From Gould's radio show on Stokowski:

The maestro speaks:


"First of all it's our privilege and our necessity to try to realize
what was in the soul of the composer (enter piano) and to make that
alive again.  This is very difficult. One must realize that our system
of notation is extremely limited.  It's primitive beyond all
possibility. We write black marks on white paper and we write that
it's G natural or G sharp or G flat.  The mere facts of frequency but
music is a communication much more subtle than mere facts so the best
a composer can do when within him he hears a great melody, we'll say,
is to put it on paper.  We call it music but that's not music, that's
only paper. It's black marks on paper. "

[and later]

"I believe the time will come when we shall make records in the open
air where every instrument has its particular pick-up and is amplified
to the right extent and then all those sounds are brought together in
one composite…

I would like to have 100 results from each individual instrument…

The engineer and the conductor would have to work very closely together..."

Gould's admiration for Stokowski is well known.  What I find
illuminating about the above is a vague sense of frustration that
music is impossible.  It is impossible to notate, impossible to play,
or rather it is impossible to sound.  There is a notion here (hear?!)
of Platonic sound which I think GG shared.  The first problem of
medium is to get the sound from someone's brain to another's brain
then to an instrument and then from the instrument to the audience--
first the recording engineers and then the rest of us.  I'm certain
there is a vast difference between what a composer and then a musician
hears and what we, the listeners, eventually hear.  I hold no love for
Gould's recordings as originals, as his imprint (an aura in Walter
Benjamin's sense from "The Work of Art in the Age of Mechanical
Reproduction.")

I don't doubt a bit that Stokowski would be thrilled by Zenph's
project.  Can you imagine, from Edison to this?!!!  And I personally
think Gould would be tickled pink at watching a piano play more or
less like him.  I'm certain he'd have sent the piano on tour in his
stead.  (As Andy Warhol sent actors in wigs to give speeches for him.)
But more than anything I think Gould would be giddy at the idea of
*reperformance* which is about distinguishing the performance from the
medium.  Philosophically that's mindblowing.
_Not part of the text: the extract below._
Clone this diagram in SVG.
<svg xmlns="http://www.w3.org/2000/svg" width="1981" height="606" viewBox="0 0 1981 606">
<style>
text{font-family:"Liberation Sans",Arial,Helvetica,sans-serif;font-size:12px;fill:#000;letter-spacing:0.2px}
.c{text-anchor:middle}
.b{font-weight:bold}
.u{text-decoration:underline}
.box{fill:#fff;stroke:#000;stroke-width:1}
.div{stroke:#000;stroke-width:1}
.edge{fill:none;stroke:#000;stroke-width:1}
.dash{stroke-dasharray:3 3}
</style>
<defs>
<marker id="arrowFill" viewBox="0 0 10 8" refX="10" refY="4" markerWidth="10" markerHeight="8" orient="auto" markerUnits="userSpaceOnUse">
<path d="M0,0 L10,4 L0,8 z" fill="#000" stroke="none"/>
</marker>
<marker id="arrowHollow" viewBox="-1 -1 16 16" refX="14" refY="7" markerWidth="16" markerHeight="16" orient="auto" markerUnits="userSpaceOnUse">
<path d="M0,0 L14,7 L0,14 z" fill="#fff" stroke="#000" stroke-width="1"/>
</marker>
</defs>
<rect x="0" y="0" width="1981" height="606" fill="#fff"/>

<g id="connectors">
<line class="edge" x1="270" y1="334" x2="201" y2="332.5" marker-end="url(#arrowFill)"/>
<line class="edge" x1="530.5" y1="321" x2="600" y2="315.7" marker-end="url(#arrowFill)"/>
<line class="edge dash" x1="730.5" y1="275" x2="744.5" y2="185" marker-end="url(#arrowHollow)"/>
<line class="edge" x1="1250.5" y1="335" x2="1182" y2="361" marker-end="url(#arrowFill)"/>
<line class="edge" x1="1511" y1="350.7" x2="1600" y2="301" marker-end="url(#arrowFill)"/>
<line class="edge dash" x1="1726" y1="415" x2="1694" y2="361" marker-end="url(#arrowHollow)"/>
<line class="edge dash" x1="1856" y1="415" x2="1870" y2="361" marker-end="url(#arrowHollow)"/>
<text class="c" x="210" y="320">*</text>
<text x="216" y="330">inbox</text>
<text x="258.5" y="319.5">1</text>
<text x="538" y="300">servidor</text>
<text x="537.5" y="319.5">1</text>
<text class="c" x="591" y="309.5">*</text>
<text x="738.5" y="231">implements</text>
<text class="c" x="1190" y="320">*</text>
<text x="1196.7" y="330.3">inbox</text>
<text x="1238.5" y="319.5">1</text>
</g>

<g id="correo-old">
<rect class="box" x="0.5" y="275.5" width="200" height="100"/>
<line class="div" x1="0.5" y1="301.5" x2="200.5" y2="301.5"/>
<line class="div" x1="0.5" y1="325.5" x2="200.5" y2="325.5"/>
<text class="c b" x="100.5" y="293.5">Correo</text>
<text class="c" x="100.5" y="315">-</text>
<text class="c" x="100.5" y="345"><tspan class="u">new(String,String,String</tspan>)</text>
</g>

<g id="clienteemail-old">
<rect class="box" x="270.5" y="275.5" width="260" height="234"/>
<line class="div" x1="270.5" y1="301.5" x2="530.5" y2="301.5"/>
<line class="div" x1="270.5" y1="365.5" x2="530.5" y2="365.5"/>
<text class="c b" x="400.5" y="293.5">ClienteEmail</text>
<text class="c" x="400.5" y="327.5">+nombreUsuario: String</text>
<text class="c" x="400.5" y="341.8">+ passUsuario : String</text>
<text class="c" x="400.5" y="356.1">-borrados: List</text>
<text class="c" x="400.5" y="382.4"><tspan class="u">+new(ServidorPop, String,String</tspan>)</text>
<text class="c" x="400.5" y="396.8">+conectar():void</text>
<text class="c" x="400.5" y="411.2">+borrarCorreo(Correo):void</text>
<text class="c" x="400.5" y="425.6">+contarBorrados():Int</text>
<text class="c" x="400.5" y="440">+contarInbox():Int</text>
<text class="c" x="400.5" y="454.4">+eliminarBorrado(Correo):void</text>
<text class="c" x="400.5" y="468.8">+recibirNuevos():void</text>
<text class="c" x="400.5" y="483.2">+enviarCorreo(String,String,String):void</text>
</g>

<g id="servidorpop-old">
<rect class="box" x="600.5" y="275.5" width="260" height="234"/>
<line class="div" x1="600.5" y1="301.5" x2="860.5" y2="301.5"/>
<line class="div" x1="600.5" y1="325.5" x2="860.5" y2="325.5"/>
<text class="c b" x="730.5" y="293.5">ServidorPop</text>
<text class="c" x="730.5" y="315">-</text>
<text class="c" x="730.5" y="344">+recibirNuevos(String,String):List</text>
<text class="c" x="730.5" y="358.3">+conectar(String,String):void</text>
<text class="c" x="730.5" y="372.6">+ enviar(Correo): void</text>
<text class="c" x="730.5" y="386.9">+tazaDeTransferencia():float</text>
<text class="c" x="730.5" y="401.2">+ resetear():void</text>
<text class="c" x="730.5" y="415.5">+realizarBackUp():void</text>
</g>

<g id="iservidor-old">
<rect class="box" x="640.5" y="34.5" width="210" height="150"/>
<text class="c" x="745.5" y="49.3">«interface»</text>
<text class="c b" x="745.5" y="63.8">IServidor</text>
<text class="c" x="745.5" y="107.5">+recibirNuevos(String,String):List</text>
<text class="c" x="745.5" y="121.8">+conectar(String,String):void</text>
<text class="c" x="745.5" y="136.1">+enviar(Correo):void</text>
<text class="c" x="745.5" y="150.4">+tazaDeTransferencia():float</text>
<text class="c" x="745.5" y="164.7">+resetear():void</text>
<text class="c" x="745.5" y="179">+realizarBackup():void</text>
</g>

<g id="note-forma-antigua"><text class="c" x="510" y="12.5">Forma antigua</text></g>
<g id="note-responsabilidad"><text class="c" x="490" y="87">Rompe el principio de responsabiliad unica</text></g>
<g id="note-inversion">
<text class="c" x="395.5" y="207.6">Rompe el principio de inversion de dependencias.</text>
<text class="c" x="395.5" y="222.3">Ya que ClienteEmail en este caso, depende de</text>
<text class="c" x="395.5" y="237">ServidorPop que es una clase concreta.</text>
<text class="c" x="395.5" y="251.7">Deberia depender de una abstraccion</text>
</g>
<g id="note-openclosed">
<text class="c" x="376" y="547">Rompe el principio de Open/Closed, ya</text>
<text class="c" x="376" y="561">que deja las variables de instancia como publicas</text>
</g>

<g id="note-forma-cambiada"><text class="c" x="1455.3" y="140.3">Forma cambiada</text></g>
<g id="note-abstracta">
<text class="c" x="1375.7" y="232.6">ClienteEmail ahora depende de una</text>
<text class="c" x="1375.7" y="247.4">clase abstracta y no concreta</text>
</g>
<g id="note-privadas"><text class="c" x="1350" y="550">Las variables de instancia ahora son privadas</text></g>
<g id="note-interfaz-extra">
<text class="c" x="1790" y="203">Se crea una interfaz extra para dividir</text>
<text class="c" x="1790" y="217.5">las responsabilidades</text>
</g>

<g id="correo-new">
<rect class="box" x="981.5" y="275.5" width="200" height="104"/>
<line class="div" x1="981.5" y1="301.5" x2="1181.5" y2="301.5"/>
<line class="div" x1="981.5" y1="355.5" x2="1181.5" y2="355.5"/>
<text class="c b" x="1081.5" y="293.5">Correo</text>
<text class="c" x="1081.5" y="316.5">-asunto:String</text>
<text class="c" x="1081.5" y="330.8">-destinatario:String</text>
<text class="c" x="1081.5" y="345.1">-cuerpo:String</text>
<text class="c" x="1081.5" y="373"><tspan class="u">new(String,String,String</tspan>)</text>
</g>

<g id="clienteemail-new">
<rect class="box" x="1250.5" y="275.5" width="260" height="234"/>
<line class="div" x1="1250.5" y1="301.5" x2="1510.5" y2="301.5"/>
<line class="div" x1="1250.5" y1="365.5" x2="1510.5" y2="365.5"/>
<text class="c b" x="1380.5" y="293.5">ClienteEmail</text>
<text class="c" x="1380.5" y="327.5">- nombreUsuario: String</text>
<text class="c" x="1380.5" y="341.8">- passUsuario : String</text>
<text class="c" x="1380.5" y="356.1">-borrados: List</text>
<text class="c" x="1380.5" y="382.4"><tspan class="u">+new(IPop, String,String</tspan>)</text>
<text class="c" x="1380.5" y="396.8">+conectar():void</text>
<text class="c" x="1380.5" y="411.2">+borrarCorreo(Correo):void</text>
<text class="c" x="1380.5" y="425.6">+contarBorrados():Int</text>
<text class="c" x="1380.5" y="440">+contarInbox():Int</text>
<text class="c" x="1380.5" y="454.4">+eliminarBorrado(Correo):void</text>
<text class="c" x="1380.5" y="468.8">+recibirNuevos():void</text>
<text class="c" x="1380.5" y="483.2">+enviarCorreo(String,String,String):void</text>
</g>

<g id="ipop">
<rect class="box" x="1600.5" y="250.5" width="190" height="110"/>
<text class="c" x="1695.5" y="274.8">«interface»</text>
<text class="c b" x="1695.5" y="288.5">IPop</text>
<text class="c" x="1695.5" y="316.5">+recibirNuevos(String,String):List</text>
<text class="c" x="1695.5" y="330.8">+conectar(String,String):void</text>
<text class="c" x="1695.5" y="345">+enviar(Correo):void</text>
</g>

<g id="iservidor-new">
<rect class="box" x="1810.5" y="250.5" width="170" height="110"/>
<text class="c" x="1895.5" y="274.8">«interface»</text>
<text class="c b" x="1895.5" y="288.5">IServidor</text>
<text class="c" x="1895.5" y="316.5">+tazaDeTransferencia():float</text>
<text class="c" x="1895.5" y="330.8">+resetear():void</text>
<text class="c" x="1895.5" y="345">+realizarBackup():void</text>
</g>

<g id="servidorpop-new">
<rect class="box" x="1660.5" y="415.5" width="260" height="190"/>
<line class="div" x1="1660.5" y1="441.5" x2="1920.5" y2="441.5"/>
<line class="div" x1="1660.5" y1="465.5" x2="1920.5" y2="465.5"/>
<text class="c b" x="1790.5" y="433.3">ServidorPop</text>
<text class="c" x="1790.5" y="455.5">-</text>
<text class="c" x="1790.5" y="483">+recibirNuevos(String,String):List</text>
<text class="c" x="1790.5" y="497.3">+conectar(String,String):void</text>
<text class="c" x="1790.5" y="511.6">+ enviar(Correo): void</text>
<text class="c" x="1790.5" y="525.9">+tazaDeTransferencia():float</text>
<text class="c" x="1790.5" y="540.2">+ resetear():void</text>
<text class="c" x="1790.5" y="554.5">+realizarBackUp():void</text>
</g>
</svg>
Sure there are all kinds
of arguments to be made for what humans can do, what the artist does
to adjust for the medium of the instrument in the space of the hall--
but remember humans- engineers and engineer-musicians and extremely
dedicated ones at that, are behind this project.  So for the man who
found such possibilities in Wendy Carlos' Bach-- I think Zenph's
reperformance is a great hommage.

But it isn't really important what Gould whould have thought.  Don't
most of us (myself included) think we can make Gould's case both pro
and con Zenph's project.  Seems like there's an essay GG wrote along
those lines...

How about the ghost of Glenn Gould interviews John Q. Walker about
Glenn Gould not playing Glenn Gould's piano?!